Mahler #5

Kurzgeschichte zum Thema Kinder/ Kindheit

von  ZwischenZeit

Mein Vater, ein Mann der alten Schule, orthodox bis ins Mark, hielt wenig von den leichten Dingen des Lebens. Seine Welt war streng, geordnet, von Prinzipien durchzogen, die ich als Kind nicht begreifen konnte. Aber es gab eine Ausnahme, eine einzige: Mahler.

Es war nicht so, dass Musik in unserem Haus einen großen Platz eingenommen hätte. Klassische Musik war für mich lange Zeit nur ein Begriff, ein leeres Wort, dem ich keine Bedeutung zuschreiben konnte. Doch eines Tages, ich war vielleicht sieben Jahre alt, legte mein Vater eine Kassette ein. Mahler, die Fünfte. Und auf einmal veränderte sich der Raum, die Luft, alles. Es war, als hätte jemand die Schwerkraft verändert, als würde alles um mich herum plötzlich eine Bedeutung bekommen, die es vorher nicht hatte.

Mein Vater setzte sich in seinen Sessel, lehnte den Kopf zurück und schloss die Augen. Die Musik füllte den Raum, und ich wagte kaum zu atmen, aus Angst, den Moment zu zerstören. Es war, als wäre ich plötzlich Teil von etwas Größerem, als hätte ich einen Schritt in eine Welt getan, die bis dahin nur ihm gehört hatte. Die Melodien schienen eine Sprache zu sprechen, die ich nicht verstand, die aber dennoch in mir widerhallte.

Monatelang, vielleicht jahrelang, war diese Kassette sein ständiger Begleiter. Ich sah ihm oft dabei zu, wie er einfach nur da saß und hörte. Ich konnte nicht verstehen, warum er so versunken war, warum ihn diese Musik so in ihren Bann zog. Und dann, eines Morgens, war es vorbei.

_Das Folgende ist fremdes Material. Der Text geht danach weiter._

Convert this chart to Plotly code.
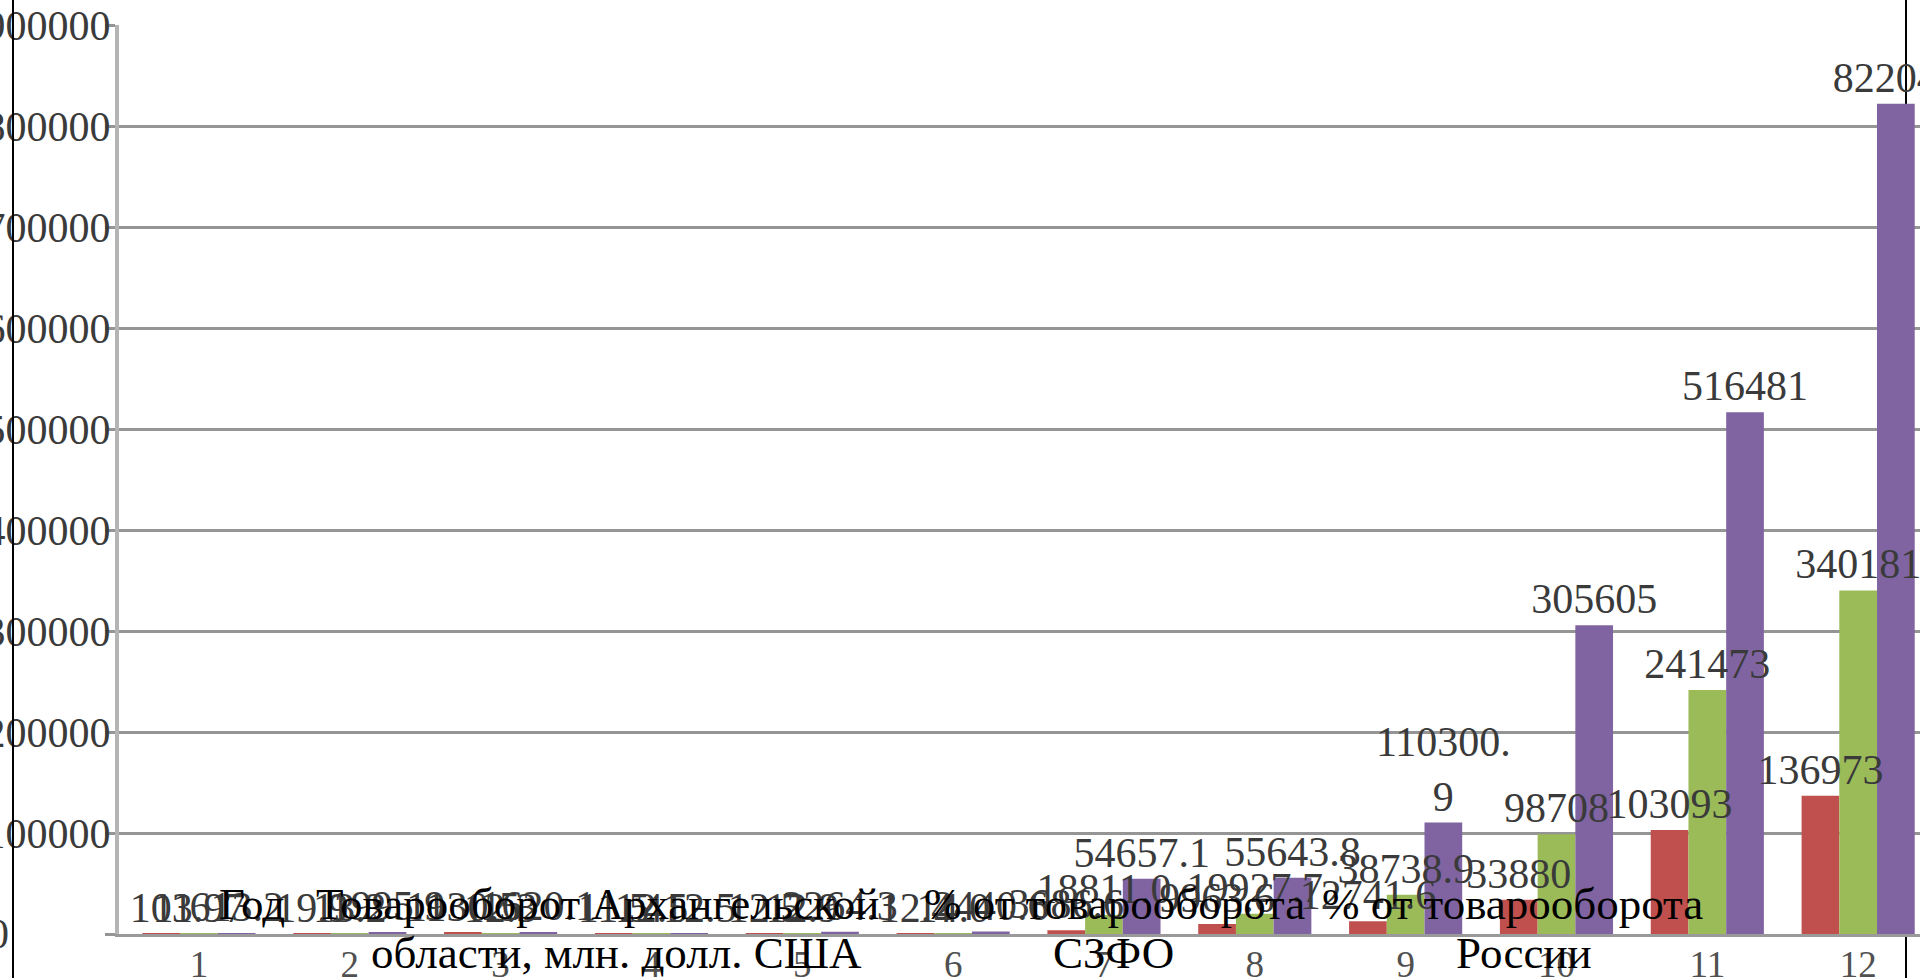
import plotly.graph_objects as go

categories = ["1", "2", "3", "4", "5", "6", "7", "8", "9", "10", "11", "12"]

red_vals = [103, 19.9, 1130.5, 11.5, 12.5, 12.4, 3686.6, 9963.6, 12741.6, 33880, 103093, 136973]
green_vals = [11.97, 13.2, 12.3, 12.5, 12.9, 14.0, 18811.0, 19927.7, 38738.9, 98708, 241473, 340181]
purple_vals = [613.2, 1995.9, 1620.1, 412.5, 2264.3, 2440.6, 54657.1, 55643.8, 110300.9, 305605, 516481, 822047]

y_ticks = [0, 100000, 200000, 300000, 400000, 500000, 600000, 700000, 800000, 900000]

# table header text that sits over the chart in the original (one entry per line)
header_lines = [
    ("Год", 252, 904),
    ("Товарооборот Архангельской", 597, 904),
    ("области, млн. долл. США", 616, 953),
    ("% от товарооборота", 1114, 904),
    ("СЗФО", 1113, 953),
    ("% от товарооборота", 1512, 904),
    ("России", 1524, 953),
]

FONT = "Liberation Serif"
W, H = 1920, 978
ML, MR, MT, MB = 119, 0, 25, 44


def label(v):
    s = str(v)
    # excel wraps the long labels
    if len(s) > 7:
        s = s[:7] + "<br>" + s[7:]
    return s


def px_x(p):
    return (p - ML) / (W - ML - MR)


def px_y(p):
    return 1 - (p - MT) / (H - MT - MB)


series = [(red_vals, "#C0504D", "r"), (green_vals, "#9BBB59", "g"), (purple_vals, "#8064A2", "p")]

fig = go.Figure()
for vals, color, grp in series:
    fig.add_trace(go.Bar(
        x=categories, y=vals, offsetgroup=grp,
        marker=dict(color=color, line=dict(width=0)),
        hoverinfo="skip",
    ))
# labels drawn after all bars so they sit on top, as in the original
for vals, color, grp in series:
    fig.add_trace(go.Bar(
        x=categories, y=vals, offsetgroup=grp,
        marker=dict(color="rgba(0,0,0,0)", line=dict(width=0)),
        text=[label(v) for v in vals],
        textposition="outside",
        constraintext="none",
        cliponaxis=False,
        textfont=dict(family=FONT, size=42, color="#3a3a3a"),
        hoverinfo="skip",
    ))

fig.update_layout(
    width=W, height=H,
    margin=dict(l=ML, r=MR, t=MT, b=MB),
    paper_bgcolor="white",
    plot_bgcolor="rgba(0,0,0,0)",
    barmode="group",
    bargap=0.25,
    bargroupgap=0,
    showlegend=False,
    xaxis=dict(
        type="category",
        range=[-0.53, 11.41],
        automargin=False,
        showline=True, linecolor="#9a9a9a", linewidth=3,
        showgrid=False, ticks="",
        ticklabelstandoff=-4,
        tickfont=dict(family=FONT, size=37, color="#505050"),
    ),
    yaxis=dict(
        range=[0, 900000],
        automargin=False,
        tickvals=y_ticks,
        ticktext=[""] + [str(v) for v in y_ticks[1:]],
        showline=True, linecolor="#b4b4b4", linewidth=4,
        showgrid=True, gridcolor="#959595", gridwidth=3,
        zeroline=False,
        ticks="outside", ticklen=10, tickcolor="#959595", tickwidth=3,
        ticklabelstandoff=-14,
        tickfont=dict(family=FONT, size=42, color="#3a3a3a"),
    ),
)

# the "0" label is left-aligned like the rest in the original
fig.add_annotation(
    xref="paper", yref="y", x=px_x(-14), y=0, xanchor="left", yanchor="middle",
    text="0", showarrow=False, font=dict(family=FONT, size=42, color="#3a3a3a"),
)

# overlaid header cells
for txt, hx, hy in header_lines:
    fig.add_annotation(
        xref="paper", yref="paper", x=px_x(hx), y=px_y(hy),
        xanchor="center", yanchor="middle",
        text=txt, showarrow=False,
        font=dict(family=FONT, size=45, color="black"),
    )

# black cell borders
fig.add_shape(type="line", xref="paper", yref="paper", x0=px_x(13), x1=px_x(13),
              y0=px_y(H), y1=px_y(0), line=dict(color="black", width=2), layer="above")
fig.add_shape(type="line", xref="paper", yref="paper", x0=px_x(1906), x1=px_x(1906),
              y0=px_y(H), y1=px_y(0), line=dict(color="black", width=2), layer="below")

# no page margin, so the figure fills the window exactly
fig.write_html(
    "out.html",
    config={"displayModeBar": False},
    post_script="document.body.style.margin='0';document.body.style.overflow='hidden';",
)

„Warum hörst du sie nicht mehr?“ fragte ich, in der Unschuld meines Kindesalters. Er sah mich an, mit einem Blick, der gleichzeitig wehmütig und entschlossen war. „Ich habe sie gelöscht“, sagte er, als wäre es die selbstverständlichste Sache der Welt.

„Aber warum?“ drängte ich, unfähig zu begreifen, wie man auf so etwas Schönes verzichten konnte.

„Man muss wissen, wann es genug ist“, antwortete er. „Mahler hat alles gesagt, was gesagt werden musste. Mehr zu hören, wäre ein Ertrinken.“

Diese Worte verfolgten mich. Wie konnte etwas, das so schön war, zu viel werden? Warum musste man aufhören, bevor man in der Schönheit ertrank? Aber ich verstand, dass es in seiner Welt keine halben Sachen gab, keine Kompromisse. Er wollte die Dinge in ihrer reinsten Form bewahren, bevor sie an Bedeutung verloren.

Viele Jahre später, als mein Vater längst nicht mehr unter uns war, stieß ich auf die alte Kassette. Sie lag verstaubt in einer Schublade, vergessen zwischen anderen Relikten aus der Vergangenheit. Ich zögerte lange, bevor ich sie einlegte. Die Melodien erfüllten den Raum, genauso intensiv wie damals. Ich hörte zu und begriff: Mein Vater hatte sich nicht von der Musik abgewandt, weil sie ihm nichts mehr bedeutete. Im Gegenteil, sie bedeutete ihm zu viel.

Es war nicht das Ertrinken, das er fürchtete. Es war die Idee, dass etwas so Schönes durch Gewöhnung seine Macht verlieren könnte. Er wollte es rein, unberührt lassen, in der Erinnerung, wo es immer perfekt sein würde. Und ich verstand, dass in dieser Entscheidung mehr Liebe und Respekt steckte, als ich je zuvor erkannt hatte.

So blieb Mahler für mich eine Brücke in eine andere Welt, in die Welt meines Vaters, die ich erst nach und nach begreifen lernte. Eine Welt, in der man die schönsten Dinge manchmal loslassen muss, um sie in ihrer reinsten Form zu bewahren.